Stop using pubs as ‘cash cows’, reform business rates now, says ALMR

By Fred A'Court

- Last updated on GMT

Head of steam: pressure for business rates reform continues to grow
Head of steam: pressure for business rates reform continues to grow

Related tags: Business rates, Business, Taxation in the united kingdom, Small business

The Government should push ahead with a wholesale root and branch reform of the rates system that was promised at this year’s Spring Budget and during election campaigning, the Association of Licensed Multiple Retailers (ALMR) has said in a letter to the Government.

Reforms are needed urgently as pubs and restaurants continue to pay a disproportionate amount through an unfair system, said ALMR chief executive Kate Nicholls.

The industry body has written to the Department for Communities & Local Government highlighting that eating and drinking out businesses are paying around £1bn more than if they were being assessed on a turnover-based system, and that a £1,000 promised rebate has yet to be paid to many pubs.

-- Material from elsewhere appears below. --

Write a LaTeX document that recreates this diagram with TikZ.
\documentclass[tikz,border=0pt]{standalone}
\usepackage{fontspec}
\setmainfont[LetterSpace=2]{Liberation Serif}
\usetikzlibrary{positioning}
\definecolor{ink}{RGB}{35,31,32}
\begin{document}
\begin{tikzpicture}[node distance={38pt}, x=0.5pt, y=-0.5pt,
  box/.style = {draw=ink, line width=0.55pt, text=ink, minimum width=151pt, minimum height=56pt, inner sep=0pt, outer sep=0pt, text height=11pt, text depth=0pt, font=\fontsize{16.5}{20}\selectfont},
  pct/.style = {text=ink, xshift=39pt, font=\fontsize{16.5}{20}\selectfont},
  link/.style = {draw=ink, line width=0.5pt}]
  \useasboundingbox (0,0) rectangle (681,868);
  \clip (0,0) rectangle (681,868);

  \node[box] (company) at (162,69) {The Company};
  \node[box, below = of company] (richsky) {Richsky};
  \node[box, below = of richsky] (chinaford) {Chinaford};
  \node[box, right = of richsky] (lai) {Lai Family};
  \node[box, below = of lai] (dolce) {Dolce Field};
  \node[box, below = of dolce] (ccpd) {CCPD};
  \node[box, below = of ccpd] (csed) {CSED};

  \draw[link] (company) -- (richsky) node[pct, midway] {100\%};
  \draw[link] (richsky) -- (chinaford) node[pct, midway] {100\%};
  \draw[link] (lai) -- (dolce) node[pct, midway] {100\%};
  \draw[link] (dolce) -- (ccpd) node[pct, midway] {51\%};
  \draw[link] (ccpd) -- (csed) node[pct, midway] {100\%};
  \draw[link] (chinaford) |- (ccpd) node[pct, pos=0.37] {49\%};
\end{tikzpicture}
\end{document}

Pressure for reform continues to grow as the drinks industry unites behind claims it has been hit hard. Just before the general election ALMR along with other trade bodies including the British Beer & Pubs Association, co-signed a letter to three major political parties making the case for fundamental reform of the business rates​ system. Pubs, many of which are small, independent businesses, pay 2.8% of the total business rates bill on just 0.5% of rate-paying business turnover.

Queen's Speech scrutiny

The Queen’s Speech this Wednesday (22 June) will be closely scrutinised by the pub industry for further details of measures to ease the burden of business rates first promised by chancellor Philip Hammond in March. Rate relief measures amounting to £435m targeted at small businesses facing the biggest increases were pledged in the Budget. Hammond said that the Government would also provide a £1,000 discount on business rates bills for all pubs with a rateable value of less than £100,000, which covers 90% of all pubs in England.

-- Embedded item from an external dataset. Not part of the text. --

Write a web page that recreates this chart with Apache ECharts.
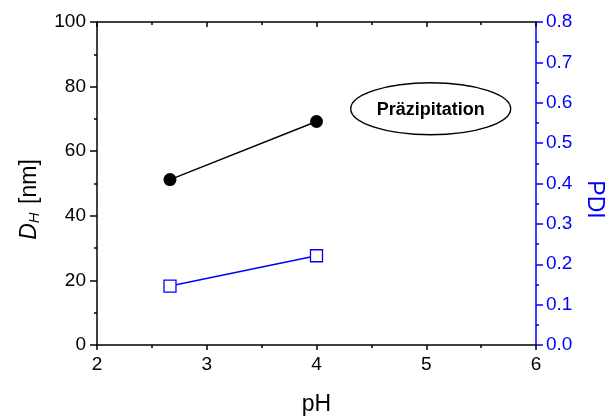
<!DOCTYPE html>
<html><head><meta charset="utf-8">
<script src="https://cdn.jsdelivr.net/npm/echarts@6/dist/echarts.min.js"></script>
<style>html,body{margin:0;padding:0;background:#fff}#c{width:609px;height:419px}</style>
</head><body><div id="c"></div>
<script>
const pH = [2.665, 4.0];
const dhValues = [51.2, 69.2];
const pdiValues = [0.146, 0.221];
const xTicks = [2, 3, 4, 5, 6];
const annotation = 'Präzipitation';

const chart = echarts.init(document.getElementById('c'), null, {renderer: 'canvas'});
const F = 'Liberation Sans, Arial, sans-serif';
const blue = '#0000ff';
const LW = 1.5;
chart.setOption({
  animation: false,
  grid: {left: 97, right: 73, top: 22, bottom: 74, containLabel: false, outerBoundsMode: 'none'},
  xAxis: [{
    type: 'value', min: xTicks[0], max: xTicks[xTicks.length - 1], interval: 1,
    name: 'pH', nameLocation: 'middle', nameGap: 48,
    nameTextStyle: {fontFamily: F, fontSize: 23, color: '#000'},
    axisLine: {onZero: false, lineStyle: {color: '#000', width: LW}},
    axisTick: {show: true, inside: false, length: 5, lineStyle: {color: '#000', width: LW}},
    minorTick: {show: true, splitNumber: 2, length: 3, lineStyle: {color: '#000', width: LW}},
    axisLabel: {fontFamily: F, fontSize: 19, color: '#000', margin: 10},
    splitLine: {show: false}
  }, {
    type: 'value', position: 'top', min: 2, max: 6, interval: 1,
    axisLine: {onZero: false, lineStyle: {color: '#000', width: LW}},
    axisTick: {show: true, inside: true, length: 5, lineStyle: {color: '#000', width: LW}},
    minorTick: {show: true, splitNumber: 2, length: 3, lineStyle: {color: '#000', width: LW}},
    axisLabel: {show: false}, splitLine: {show: false}
  }],
  yAxis: [{
    type: 'value', min: 0, max: 100, interval: 20, position: 'left',
    name: '{i|D}{s|H} [nm]', nameLocation: 'middle', nameGap: 55,
    nameTextStyle: {fontFamily: F, fontSize: 23, color: '#000', padding: [0, 32, 0, 0],
      rich: {i: {fontFamily: F, fontSize: 23, fontStyle: 'italic'},
             s: {fontFamily: F, fontSize: 15, fontStyle: 'italic', verticalAlign: 'bottom', padding: [9, 2, 0, 0]}}},
    axisLine: {show: true, onZero: false, lineStyle: {color: '#000', width: LW}},
    axisTick: {show: true, length: 7, lineStyle: {color: '#000', width: LW}},
    minorTick: {show: true, splitNumber: 2, length: 3, lineStyle: {color: '#000', width: LW}},
    axisLabel: {fontFamily: F, fontSize: 19, color: '#000', margin: 11},
    splitLine: {show: false}
  }, {
    type: 'value', min: 0, max: 0.8, interval: 0.1, position: 'right',
    name: 'PDI', nameLocation: 'middle', nameGap: 47, nameRotate: -90,
    nameTextStyle: {fontFamily: F, fontSize: 23, color: blue, padding: [0, 0, 0, 32]},
    axisLine: {show: true, onZero: false, lineStyle: {color: blue, width: LW}},
    axisTick: {show: true, length: 7, lineStyle: {color: blue, width: LW}},
    minorTick: {show: true, splitNumber: 2, length: 3, lineStyle: {color: blue, width: LW}},
    axisLabel: {fontFamily: F, fontSize: 19, color: blue, margin: 10,
      formatter: v => v.toFixed(1)},
    splitLine: {show: false}
  }],
  series: [{
    type: 'line', xAxisIndex: 0, yAxisIndex: 0,
    data: pH.map((x, i) => [x, dhValues[i]]),
    symbol: 'circle', symbolSize: 13,
    itemStyle: {color: '#000'},
    lineStyle: {color: '#000', width: 1.4}
  }, {
    type: 'line', xAxisIndex: 0, yAxisIndex: 1,
    data: pH.map((x, i) => [x, pdiValues[i]]),
    symbol: 'rect', symbolSize: 12,
    itemStyle: {color: '#fff', borderColor: blue, borderWidth: 1.3},
    lineStyle: {color: blue, width: 1.4}
  }],
  graphic: [{
    type: 'group', left: 350, top: 82,
    children: [{
      type: 'ellipse', shape: {cx: 80, cy: 26, rx: 80, ry: 26},
      style: {fill: '#fff', stroke: '#000', lineWidth: 1.4}
    }, {
      type: 'text', x: 80, y: 27,
      style: {text: annotation, fontFamily: F, fontSize: 18, fontWeight: 'bold',
        fill: '#000', align: 'center', verticalAlign: 'middle'}
    }]
  }]
});
</script></body></html>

Business rates, the commercial equivalent of the council tax, were recently reset for the first time in seven years, saddling some small, family run pubs, particularly in urban areas, with rate rises of nearly 150% over the next five years. A minority of pubs in metropolitan areas such as in Greater London are facing what has been described as astonishing increases in the rates demanded​ although some pubs have also seen reductions.

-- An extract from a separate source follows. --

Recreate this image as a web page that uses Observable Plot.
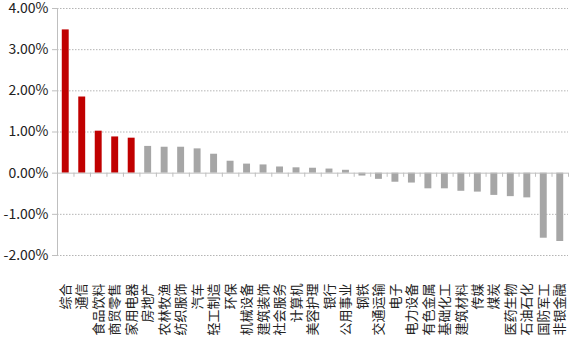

Commenting on the ALMR’s latest call for reform, Nicholls said: “Eating and drinking out businesses are paying around £1bn more than if they were being assessed on a turnover-based system. The current system treats pubs, restaurants and bars little better than cash cows and must be radically changed to give businesses a fair opportunity to grow and succeed. This makes a stark comparison to online businesses based away from high streets that have seen their rates bills actually drop.”

She highlighted the fact that many pubs have still not received the £1,000 relief they were promised and said ALMR has pushed the Government to ensure this rebate is applied and extended to even more businesses.

“Our letter also calls for the Government to ensure that rates appeals are dealt with accurately and promptly. Too many businesses are waiting too long to have their disputes resolved, all the while unsure about what costs they should be paying,” Nicholls said.